— Begin RECORDS FOR THE EXERCISE —
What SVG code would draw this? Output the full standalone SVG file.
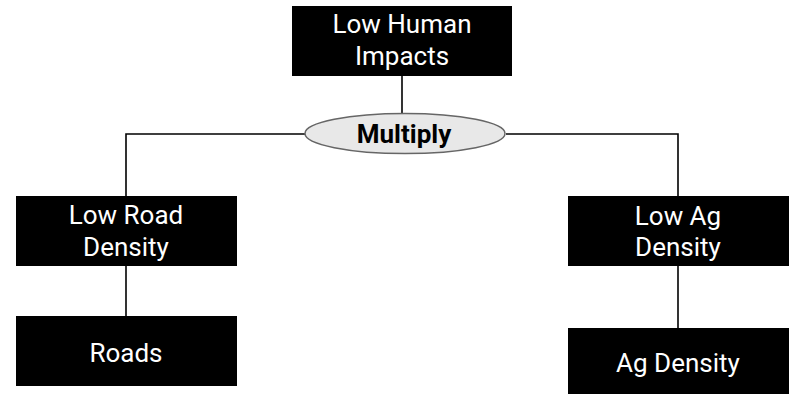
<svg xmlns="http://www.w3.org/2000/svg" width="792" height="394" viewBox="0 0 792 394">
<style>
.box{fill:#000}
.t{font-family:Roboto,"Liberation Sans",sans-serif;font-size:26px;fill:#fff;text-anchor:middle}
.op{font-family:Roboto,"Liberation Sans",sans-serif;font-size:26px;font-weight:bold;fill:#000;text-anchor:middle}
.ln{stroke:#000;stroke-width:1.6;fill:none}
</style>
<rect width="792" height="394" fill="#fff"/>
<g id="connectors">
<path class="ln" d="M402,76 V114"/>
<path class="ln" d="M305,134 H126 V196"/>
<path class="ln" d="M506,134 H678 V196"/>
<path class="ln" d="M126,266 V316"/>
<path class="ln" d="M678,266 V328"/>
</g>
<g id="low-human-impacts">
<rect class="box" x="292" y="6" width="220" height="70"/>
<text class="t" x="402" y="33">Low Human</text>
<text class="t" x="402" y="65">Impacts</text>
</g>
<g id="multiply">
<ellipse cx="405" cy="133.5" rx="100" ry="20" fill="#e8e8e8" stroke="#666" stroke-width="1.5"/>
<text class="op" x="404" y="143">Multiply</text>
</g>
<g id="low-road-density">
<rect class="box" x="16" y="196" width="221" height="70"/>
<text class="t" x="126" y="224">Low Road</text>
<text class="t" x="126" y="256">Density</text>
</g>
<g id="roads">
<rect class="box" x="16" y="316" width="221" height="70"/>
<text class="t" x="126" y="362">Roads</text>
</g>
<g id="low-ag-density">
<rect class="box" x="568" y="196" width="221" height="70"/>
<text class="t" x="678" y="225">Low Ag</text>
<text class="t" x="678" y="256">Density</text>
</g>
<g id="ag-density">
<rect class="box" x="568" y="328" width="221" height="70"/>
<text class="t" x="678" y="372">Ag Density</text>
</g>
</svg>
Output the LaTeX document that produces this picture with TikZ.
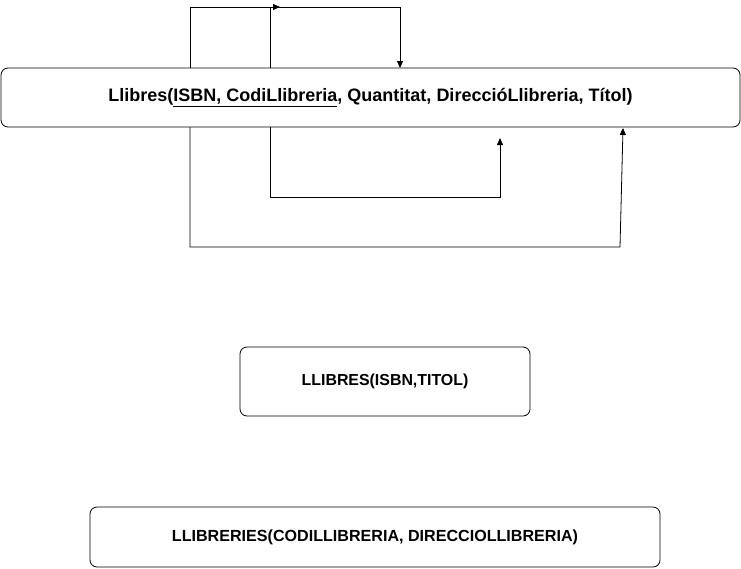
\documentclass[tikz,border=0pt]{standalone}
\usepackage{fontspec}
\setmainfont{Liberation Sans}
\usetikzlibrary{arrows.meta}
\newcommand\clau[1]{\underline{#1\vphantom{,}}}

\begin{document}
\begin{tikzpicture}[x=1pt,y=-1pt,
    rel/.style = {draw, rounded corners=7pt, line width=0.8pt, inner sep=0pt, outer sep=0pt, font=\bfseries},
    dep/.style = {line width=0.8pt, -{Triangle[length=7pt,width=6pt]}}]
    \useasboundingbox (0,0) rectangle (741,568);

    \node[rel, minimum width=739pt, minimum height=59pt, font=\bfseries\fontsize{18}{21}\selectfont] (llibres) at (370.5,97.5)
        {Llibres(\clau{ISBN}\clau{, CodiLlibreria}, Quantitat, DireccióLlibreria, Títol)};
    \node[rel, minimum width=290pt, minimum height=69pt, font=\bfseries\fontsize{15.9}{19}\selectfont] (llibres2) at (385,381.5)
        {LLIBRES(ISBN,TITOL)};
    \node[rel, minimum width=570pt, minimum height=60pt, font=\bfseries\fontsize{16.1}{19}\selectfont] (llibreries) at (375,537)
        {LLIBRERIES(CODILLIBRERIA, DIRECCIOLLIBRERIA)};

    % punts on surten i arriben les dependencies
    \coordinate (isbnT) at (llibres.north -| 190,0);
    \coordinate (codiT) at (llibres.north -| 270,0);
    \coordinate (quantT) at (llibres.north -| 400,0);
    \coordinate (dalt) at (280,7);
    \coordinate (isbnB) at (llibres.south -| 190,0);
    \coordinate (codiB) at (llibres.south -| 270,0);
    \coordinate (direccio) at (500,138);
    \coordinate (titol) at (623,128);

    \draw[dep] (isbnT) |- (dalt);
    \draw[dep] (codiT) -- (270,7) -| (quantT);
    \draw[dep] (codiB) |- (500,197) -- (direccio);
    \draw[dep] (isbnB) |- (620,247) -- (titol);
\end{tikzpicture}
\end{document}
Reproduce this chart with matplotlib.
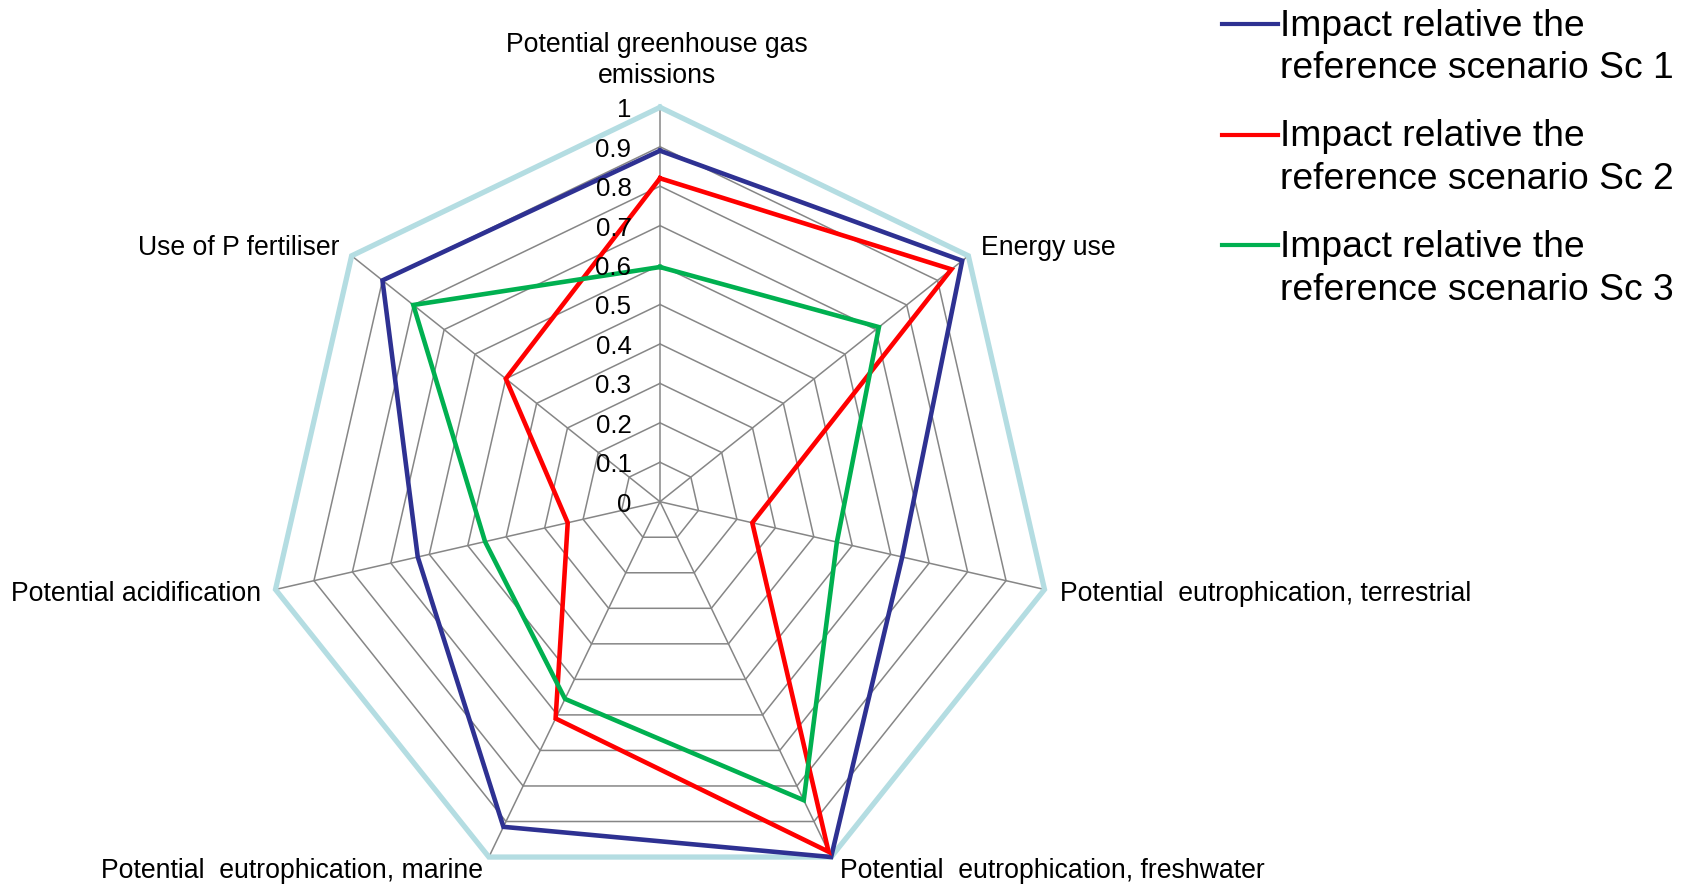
— End RECORDS FOR THE EXERCISE —
_YOUR OBJECTIVE_
Pick out each line containing the string "with" and copy it.

_ANSWER TO THIS EXERCISE_
Output the LaTeX document that produces this picture with TikZ.
Reproduce this chart with matplotlib.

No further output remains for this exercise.